China’s EV policies have created a dilemma for foreign auto makers: They are obliged to build electric vehicles and use Chinese batteries, but they can’t compromise their global standards and use components in which they lack confidence—especially batteries, which have a history of catching fire.
While most foreign auto makers have publicly expressed confidence in their ability to meet the EV quota, few have explained in detail how they will achieve a target requiring electric vehicles to make up roughly 3%-4% of their 2019 output.
Some are making tangible progress. On Monday, Nissan Motor Co. started production of its first made-for-China electric car, while Volkswagen AG unveiled its first pure-electric car for China in April.

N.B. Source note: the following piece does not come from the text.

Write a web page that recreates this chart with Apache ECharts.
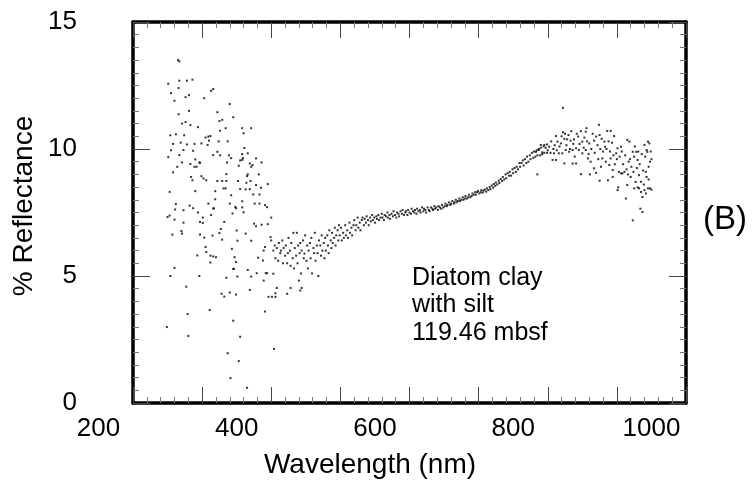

Ford Motor Co. —which began developing electric vehicles later than rivals such as GM—has one plug-in hybrid model on the market in China, and plans to launch its first pure-electric car by the end of 2019.
GM launched its first Chinese pure-electric car, the Baojun E100, last year. It has sold more than 22,000 units of the budget EV—which starts at about $6,900—despite only making it available in a handful of locations so far. However, GM, which builds roughly 4 million cars in China a year, would need to build about 100,000 E100s next year to meet the quota, assuming other models fail to come onstream.
There is a backstop for auto makers that miss the 2019 target: The regulations allow them to transfer EV credits earned in 2020, and use them to make up any 2019 shortfall. If they are still noncompliant, auto makers will then be forced to buy EV credits from rivals through a credit-trading system, which the authorities have yet to articulate in detail.
Auto makers bringing electric vehicles to market early can benefit from generous subsidies, but those are due to end in 2020.
“Traditional auto makers will no doubt struggle to remix their portfolio to EVs,” said Bill Russo, the founder of Automobility, a Shanghai consultancy. And without subsidies, the struggle to build enough electric vehicles will soon become a battle to make the costly machines profitable, he said.